-- BEGIN Provided material --
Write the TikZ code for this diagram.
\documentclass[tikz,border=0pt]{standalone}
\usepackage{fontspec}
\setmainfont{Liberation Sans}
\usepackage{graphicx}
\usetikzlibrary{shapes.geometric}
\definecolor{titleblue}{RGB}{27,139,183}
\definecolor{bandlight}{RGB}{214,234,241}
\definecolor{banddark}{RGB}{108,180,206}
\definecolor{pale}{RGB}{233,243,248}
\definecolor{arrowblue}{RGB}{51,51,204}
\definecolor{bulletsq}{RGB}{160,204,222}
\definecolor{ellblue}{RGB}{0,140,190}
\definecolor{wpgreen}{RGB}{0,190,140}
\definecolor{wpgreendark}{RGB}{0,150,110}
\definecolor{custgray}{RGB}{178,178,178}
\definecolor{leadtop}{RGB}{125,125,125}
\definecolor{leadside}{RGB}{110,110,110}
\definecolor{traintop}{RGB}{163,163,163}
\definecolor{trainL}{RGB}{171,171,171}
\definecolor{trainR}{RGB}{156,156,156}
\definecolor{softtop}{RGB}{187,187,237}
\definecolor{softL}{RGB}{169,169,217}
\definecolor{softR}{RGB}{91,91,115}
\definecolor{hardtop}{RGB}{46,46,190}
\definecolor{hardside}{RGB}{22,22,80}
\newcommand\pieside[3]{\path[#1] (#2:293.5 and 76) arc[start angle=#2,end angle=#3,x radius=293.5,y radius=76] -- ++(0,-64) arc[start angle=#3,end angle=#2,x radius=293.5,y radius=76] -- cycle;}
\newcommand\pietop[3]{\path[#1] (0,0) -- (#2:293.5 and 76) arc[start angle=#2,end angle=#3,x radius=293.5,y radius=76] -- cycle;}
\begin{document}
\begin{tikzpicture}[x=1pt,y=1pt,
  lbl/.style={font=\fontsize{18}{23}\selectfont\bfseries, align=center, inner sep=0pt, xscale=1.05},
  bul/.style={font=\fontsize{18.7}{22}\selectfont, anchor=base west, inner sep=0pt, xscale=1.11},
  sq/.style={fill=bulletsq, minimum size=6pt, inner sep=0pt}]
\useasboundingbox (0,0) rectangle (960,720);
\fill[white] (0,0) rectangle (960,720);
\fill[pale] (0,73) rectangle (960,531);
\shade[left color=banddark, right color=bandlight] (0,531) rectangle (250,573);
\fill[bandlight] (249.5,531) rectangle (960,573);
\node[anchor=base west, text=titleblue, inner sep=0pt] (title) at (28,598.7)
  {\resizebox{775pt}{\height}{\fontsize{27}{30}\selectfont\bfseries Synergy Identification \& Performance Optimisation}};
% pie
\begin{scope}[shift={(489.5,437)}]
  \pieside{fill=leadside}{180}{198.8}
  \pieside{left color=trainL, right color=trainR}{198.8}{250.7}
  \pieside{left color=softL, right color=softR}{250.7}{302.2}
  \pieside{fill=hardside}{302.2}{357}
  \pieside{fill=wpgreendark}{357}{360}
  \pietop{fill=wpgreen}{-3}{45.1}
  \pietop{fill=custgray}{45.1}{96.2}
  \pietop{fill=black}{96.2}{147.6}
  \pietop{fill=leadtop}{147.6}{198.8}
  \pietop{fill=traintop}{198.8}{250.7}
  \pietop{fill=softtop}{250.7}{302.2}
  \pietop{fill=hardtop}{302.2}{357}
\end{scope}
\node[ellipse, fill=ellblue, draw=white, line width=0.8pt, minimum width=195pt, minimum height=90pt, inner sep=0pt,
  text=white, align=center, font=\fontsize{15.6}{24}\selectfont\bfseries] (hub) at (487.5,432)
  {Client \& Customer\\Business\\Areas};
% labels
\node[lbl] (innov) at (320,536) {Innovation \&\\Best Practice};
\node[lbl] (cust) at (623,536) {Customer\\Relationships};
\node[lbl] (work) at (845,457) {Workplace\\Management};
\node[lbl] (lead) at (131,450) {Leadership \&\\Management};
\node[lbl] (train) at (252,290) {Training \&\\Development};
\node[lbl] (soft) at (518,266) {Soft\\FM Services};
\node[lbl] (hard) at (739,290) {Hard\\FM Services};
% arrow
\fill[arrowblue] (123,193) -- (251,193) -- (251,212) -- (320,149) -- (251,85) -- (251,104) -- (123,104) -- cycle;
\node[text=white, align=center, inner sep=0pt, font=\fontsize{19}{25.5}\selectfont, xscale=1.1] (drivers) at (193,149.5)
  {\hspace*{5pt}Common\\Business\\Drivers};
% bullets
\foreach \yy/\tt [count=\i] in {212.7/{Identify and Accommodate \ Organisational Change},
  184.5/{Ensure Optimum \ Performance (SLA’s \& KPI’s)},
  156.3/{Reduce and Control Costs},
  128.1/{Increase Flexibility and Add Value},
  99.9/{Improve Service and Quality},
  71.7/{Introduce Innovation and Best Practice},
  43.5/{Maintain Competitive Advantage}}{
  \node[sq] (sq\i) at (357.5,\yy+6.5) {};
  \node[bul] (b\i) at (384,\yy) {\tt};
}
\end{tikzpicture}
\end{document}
-- END Provided material --
-- BEGIN Provided material --
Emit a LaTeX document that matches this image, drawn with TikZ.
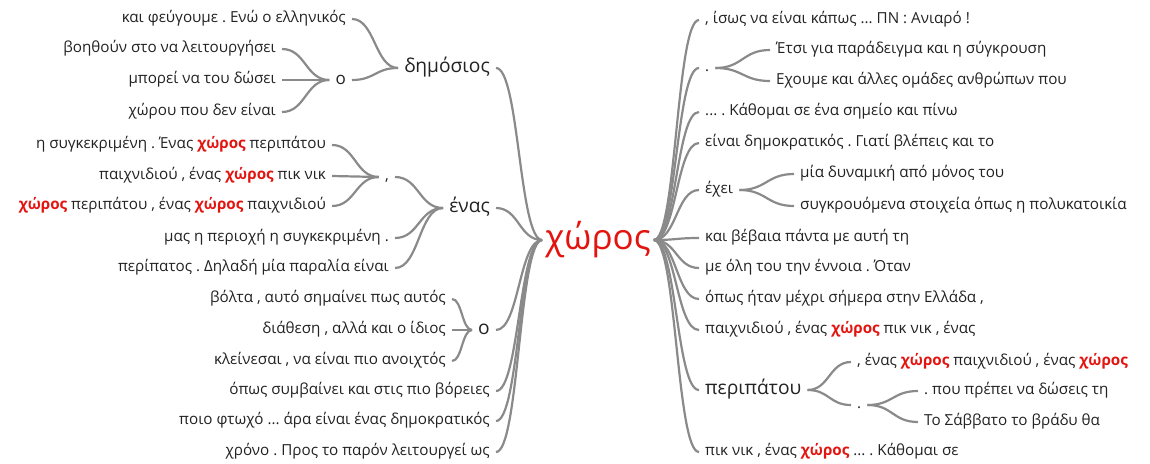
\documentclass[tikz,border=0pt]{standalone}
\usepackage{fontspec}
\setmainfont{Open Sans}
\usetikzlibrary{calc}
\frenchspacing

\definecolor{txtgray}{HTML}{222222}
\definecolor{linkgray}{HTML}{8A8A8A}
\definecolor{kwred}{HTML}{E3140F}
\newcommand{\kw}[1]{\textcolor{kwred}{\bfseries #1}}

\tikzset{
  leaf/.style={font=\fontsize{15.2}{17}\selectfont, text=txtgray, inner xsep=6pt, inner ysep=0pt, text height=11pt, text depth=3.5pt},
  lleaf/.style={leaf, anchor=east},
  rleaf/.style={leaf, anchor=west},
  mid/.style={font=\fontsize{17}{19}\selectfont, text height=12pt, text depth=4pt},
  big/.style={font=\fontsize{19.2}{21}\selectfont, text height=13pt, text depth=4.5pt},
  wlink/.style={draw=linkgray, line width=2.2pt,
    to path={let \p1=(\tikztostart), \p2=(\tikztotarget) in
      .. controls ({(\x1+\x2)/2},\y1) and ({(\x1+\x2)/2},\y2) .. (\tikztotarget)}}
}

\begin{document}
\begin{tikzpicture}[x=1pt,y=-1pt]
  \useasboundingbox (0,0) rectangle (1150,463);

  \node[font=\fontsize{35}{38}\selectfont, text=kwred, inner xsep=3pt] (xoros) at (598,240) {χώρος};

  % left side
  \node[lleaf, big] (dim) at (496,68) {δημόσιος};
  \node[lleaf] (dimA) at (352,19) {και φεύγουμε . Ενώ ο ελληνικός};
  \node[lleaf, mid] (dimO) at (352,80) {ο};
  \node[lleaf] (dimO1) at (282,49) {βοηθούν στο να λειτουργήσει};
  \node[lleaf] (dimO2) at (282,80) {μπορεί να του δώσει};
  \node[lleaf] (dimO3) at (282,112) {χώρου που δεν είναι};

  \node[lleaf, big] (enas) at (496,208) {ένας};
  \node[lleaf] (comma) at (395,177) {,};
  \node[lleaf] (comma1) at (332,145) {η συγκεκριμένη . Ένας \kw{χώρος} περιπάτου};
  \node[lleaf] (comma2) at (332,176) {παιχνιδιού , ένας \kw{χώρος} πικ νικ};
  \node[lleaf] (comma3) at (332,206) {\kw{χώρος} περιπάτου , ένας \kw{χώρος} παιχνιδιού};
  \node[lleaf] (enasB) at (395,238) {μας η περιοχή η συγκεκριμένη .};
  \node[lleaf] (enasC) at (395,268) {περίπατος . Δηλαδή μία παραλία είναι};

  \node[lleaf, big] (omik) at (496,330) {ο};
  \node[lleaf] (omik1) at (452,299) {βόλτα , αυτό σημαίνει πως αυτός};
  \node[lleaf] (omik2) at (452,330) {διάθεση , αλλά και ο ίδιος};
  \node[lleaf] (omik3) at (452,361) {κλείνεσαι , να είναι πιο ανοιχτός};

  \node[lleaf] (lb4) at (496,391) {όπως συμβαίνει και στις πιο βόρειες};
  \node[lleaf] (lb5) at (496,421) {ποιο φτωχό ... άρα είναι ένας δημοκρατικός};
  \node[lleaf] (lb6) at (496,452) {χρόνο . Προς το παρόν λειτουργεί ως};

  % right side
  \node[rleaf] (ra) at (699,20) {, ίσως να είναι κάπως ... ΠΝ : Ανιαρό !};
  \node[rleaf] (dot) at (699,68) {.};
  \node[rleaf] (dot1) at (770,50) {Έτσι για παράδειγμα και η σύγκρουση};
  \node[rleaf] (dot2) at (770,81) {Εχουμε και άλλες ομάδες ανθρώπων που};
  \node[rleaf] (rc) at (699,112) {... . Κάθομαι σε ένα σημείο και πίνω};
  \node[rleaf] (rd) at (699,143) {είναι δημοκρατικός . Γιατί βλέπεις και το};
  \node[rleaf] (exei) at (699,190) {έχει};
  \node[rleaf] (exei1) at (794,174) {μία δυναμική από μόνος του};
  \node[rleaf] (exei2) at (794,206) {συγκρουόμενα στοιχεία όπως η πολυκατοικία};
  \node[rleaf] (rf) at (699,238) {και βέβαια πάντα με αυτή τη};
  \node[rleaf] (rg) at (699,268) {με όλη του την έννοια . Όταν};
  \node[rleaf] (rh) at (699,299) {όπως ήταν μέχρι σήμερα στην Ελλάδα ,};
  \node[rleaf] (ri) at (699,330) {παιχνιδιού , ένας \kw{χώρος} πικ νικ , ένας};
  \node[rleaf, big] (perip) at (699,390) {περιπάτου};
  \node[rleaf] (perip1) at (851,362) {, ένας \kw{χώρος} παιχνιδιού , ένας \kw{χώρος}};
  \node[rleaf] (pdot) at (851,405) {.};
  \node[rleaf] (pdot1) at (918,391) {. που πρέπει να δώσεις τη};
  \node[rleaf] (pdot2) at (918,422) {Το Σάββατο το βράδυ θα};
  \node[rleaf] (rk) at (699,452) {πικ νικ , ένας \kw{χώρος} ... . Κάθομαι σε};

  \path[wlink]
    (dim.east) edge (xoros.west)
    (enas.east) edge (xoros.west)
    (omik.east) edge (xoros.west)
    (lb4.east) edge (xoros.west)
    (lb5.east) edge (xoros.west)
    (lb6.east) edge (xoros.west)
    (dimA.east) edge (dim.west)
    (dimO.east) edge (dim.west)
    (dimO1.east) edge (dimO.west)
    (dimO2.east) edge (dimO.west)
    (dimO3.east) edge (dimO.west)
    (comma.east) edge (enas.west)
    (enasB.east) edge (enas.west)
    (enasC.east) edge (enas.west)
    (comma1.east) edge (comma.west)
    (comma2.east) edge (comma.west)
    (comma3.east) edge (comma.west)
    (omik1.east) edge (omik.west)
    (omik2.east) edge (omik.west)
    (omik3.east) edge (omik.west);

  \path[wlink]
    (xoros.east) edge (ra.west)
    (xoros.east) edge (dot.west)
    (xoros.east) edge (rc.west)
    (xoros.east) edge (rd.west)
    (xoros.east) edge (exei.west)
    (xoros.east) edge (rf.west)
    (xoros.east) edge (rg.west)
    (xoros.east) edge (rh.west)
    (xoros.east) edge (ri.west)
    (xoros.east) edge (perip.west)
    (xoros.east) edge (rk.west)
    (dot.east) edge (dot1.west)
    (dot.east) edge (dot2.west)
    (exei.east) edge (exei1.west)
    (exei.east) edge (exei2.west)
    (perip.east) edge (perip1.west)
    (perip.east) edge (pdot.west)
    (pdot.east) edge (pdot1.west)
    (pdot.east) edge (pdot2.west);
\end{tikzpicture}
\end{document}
-- END Provided material --
-- BEGIN Provided material --
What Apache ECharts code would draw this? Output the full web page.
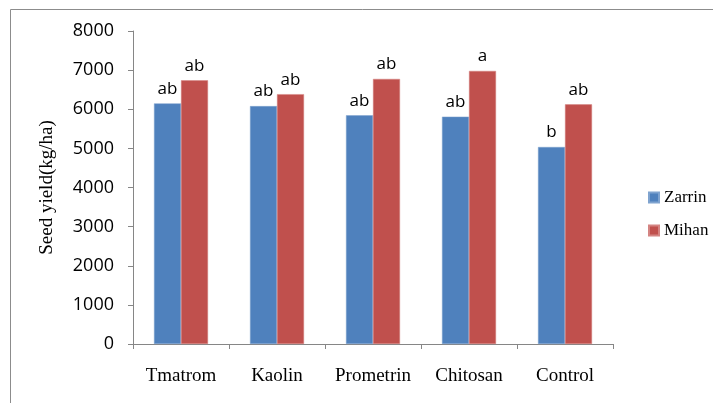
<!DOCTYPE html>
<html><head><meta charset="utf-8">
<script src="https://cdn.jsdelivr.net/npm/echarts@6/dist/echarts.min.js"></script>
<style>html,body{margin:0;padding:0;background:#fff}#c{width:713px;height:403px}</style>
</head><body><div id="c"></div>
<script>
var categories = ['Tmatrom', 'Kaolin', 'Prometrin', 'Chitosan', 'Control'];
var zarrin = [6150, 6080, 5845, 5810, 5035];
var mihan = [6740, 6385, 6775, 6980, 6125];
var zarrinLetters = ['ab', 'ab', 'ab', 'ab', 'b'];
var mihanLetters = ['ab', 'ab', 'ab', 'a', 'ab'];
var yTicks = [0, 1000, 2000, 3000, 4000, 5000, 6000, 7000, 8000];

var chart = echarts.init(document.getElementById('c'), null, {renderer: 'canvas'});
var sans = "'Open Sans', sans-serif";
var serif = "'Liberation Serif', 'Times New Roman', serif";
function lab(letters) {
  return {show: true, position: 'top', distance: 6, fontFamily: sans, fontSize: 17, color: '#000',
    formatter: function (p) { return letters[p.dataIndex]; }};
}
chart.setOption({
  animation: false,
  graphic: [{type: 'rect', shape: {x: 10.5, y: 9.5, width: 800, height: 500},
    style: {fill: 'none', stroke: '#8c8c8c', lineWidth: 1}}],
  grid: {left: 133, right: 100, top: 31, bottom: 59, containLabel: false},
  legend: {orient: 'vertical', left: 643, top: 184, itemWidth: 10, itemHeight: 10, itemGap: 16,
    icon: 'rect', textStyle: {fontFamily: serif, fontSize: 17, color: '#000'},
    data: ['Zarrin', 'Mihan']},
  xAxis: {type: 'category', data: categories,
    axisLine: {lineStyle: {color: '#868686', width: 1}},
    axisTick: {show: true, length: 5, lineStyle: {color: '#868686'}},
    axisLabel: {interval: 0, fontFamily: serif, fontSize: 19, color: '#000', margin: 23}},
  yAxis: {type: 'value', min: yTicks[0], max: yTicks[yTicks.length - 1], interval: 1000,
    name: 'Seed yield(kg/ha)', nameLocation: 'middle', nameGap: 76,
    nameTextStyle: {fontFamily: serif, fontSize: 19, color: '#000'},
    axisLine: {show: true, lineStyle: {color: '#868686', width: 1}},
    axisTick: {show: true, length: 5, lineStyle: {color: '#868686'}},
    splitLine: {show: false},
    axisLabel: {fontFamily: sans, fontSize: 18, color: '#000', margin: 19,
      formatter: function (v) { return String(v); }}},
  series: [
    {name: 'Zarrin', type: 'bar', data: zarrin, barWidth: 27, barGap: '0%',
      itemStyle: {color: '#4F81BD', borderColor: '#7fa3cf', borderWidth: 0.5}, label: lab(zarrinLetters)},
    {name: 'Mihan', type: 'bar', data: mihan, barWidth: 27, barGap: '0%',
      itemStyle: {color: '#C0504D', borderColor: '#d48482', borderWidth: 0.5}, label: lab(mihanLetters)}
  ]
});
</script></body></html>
-- END Provided material --
[What you have to do] Which lines of the material contain the string "code"? List each of them.

[Worked solution]
Write the TikZ code for this diagram.
What Apache ECharts code would draw this? Output the full web page.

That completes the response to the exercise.